On the 11th of September, 1777, a petition was read in the House of Representatives, from the selectmen of the town of Woburn, praying an abatement of their quota of men for the Continental Army, for Slaves, Idiots, Insane, Captives, &c., and those under age. The petitioners had leave to withdraw their petition.
A trace of the exercise of private judgment and one phase of public opinion soon afterwards, on this subject, may be seen in the following extract from the Journal of the House of Representatives, 24th September, 1777:
"A Petition of Joseph Prout of Scarborough, setting forth that Mr. William Vaughan lately told his two Negroes that by an Act of Court all Negroes were made free, in consequence whereof they have since left him, and one of them has hired himself to said Vaughan, who withholds him from the Petitioner, therefore praying relief. Read and dismissed." p. 86.
As the efforts towards the formation of a State Constitution gradually strengthened and took shape, the subject of slavery and the status of the negro came up again and again. There was a conflict of opinions and interests, and the newspapers of the day bear witness to its progress. The friends of the negro did not by any means have it all their own way. The muses were invoked on both sides. In the Independent Chronicle of the 29th Jan., 1778, nearly a column of the paper is occupied with about one hundred lines of verse ridiculing negro equality, which was responded to by another production in verse in the paper of the 12th February. This brought out a rejoinder, also in verse, in the following week, Feb. 19th, 1778.

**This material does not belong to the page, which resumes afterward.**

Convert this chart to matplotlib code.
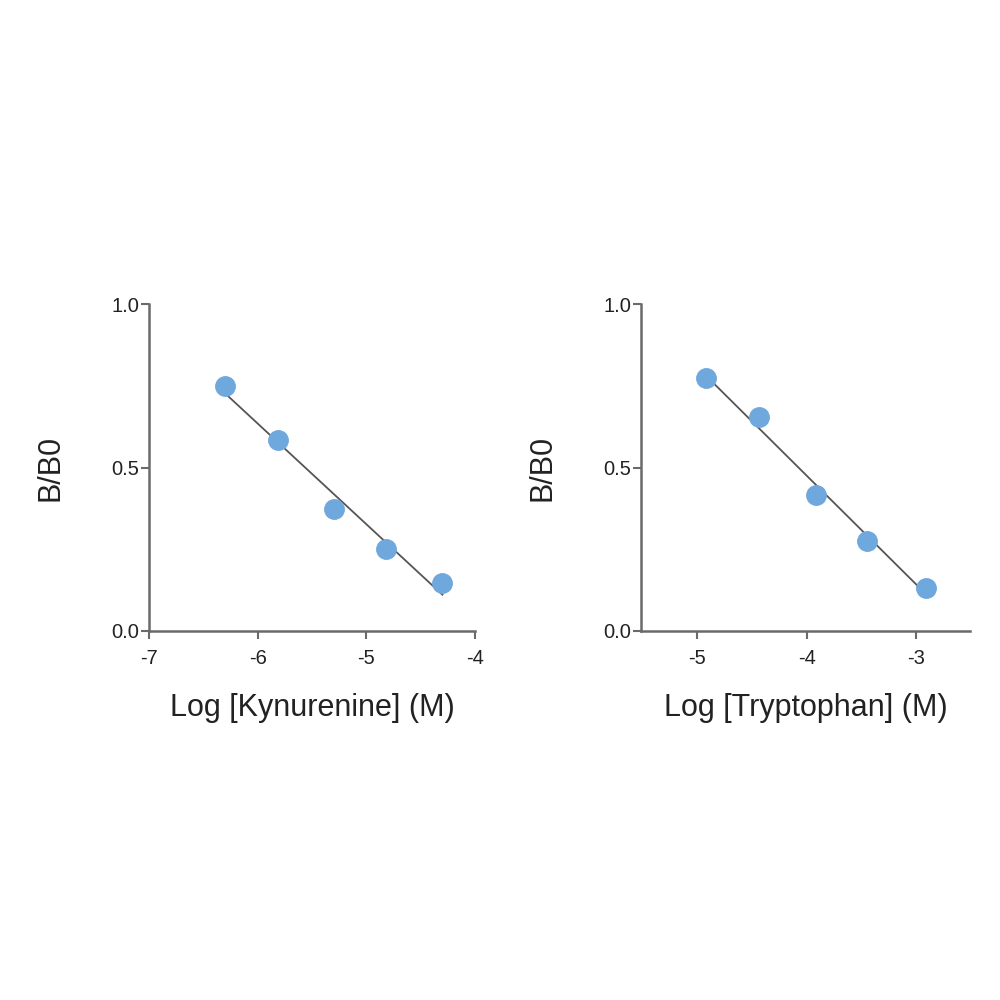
import numpy as np
import matplotlib.pyplot as plt

plt.rcParams['font.family'] = ['Liberation Sans', 'DejaVu Sans']

# Kynurenine standard curve
kyn_log_conc = [-6.30, -5.81, -5.30, -4.82, -4.30]
kyn_b_b0 = [0.749, 0.584, 0.373, 0.251, 0.147]

# Tryptophan standard curve
trp_log_conc = [-4.92, -4.43, -3.91, -3.45, -2.91]
trp_b_b0 = [0.774, 0.654, 0.416, 0.275, 0.131]

y_ticks = [0.0, 0.5, 1.0]
kyn_x_ticks = [-7, -6, -5, -4]
trp_x_ticks = [-5, -4, -3]

point_color = '#6fa8dc'
line_color = '#555555'
spine_color = '#6a6a6a'

fig = plt.figure(figsize=(10, 10), dpi=100)
ax1 = fig.add_axes([0.149, 0.369, 0.326, 0.327])
ax2 = fig.add_axes([0.641, 0.369, 0.329, 0.327])


def draw_panel(ax, x, y, xlim, xticks, xlabel):
    x = np.array(x)
    y = np.array(y)
    slope, intercept = np.polyfit(x, y, 1)
    xs = np.array([x.min(), x.max()])
    ax.plot(xs, slope * xs + intercept, color=line_color, lw=1.3, zorder=2)
    ax.plot(x, y, 'o', color=point_color, markersize=14, zorder=3)
    ax.set_xlim(*xlim)
    ax.set_ylim(0, 1.0)
    ax.set_xticks(xticks)
    ax.set_xticklabels([f'{t:d}' for t in xticks])
    ax.set_yticks(y_ticks)
    ax.set_yticklabels([f'{t:.1f}' for t in y_ticks])
    for side in ['top', 'right']:
        ax.spines[side].set_visible(False)
    for side in ['left', 'bottom']:
        ax.spines[side].set_color(spine_color)
        ax.spines[side].set_linewidth(1.8)
    ax.tick_params(axis='both', direction='out', length=6, width=1.5,
                   color=spine_color, labelsize=14.5, labelcolor='#222222')
    ax.tick_params(axis='x', pad=7)
    ax.tick_params(axis='y', pad=1)
    ax.set_xlabel(xlabel, fontsize=22, color='#222222', labelpad=18)
    ax.set_ylabel('B/B0', fontsize=22, color='#222222', labelpad=33)


draw_panel(ax1, kyn_log_conc, kyn_b_b0, (-7, -4), kyn_x_ticks, 'Log [Kynurenine] (M)')
draw_panel(ax2, trp_log_conc, trp_b_b0, (-5.51, -2.51), trp_x_ticks, 'Log [Tryptophan] (M)')

fig.savefig('out.png', dpi=100, facecolor='white')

The discussion was not confined to these poetical champions. As early as the 8th of January, 1778, Doctor Gordon took up one phase of the business with an article in the Independent Chronicle, in which he said:
"Would it not be ridiculous, inconsistent and unjust, to exclude freemen from voting for representatives and senators, though otherwise qualified, because their skins are black, tawny or reddish? Why not disqualified for being long-nosed, short-faced, or higher or lower than five feet nine? A black, tawny or reddish skin is not so unfavorable an hue to the genuine son of liberty, as a tory complection. Has any other State disqualified freemen for the color of their skin? I do not recollect any; and if not, the disqualification militates with the proposal in the Confederation, that the free inhabitants of each State shall, upon removing into any other State, enjoy all the privileges and immunities belonging to the free citizens of such State."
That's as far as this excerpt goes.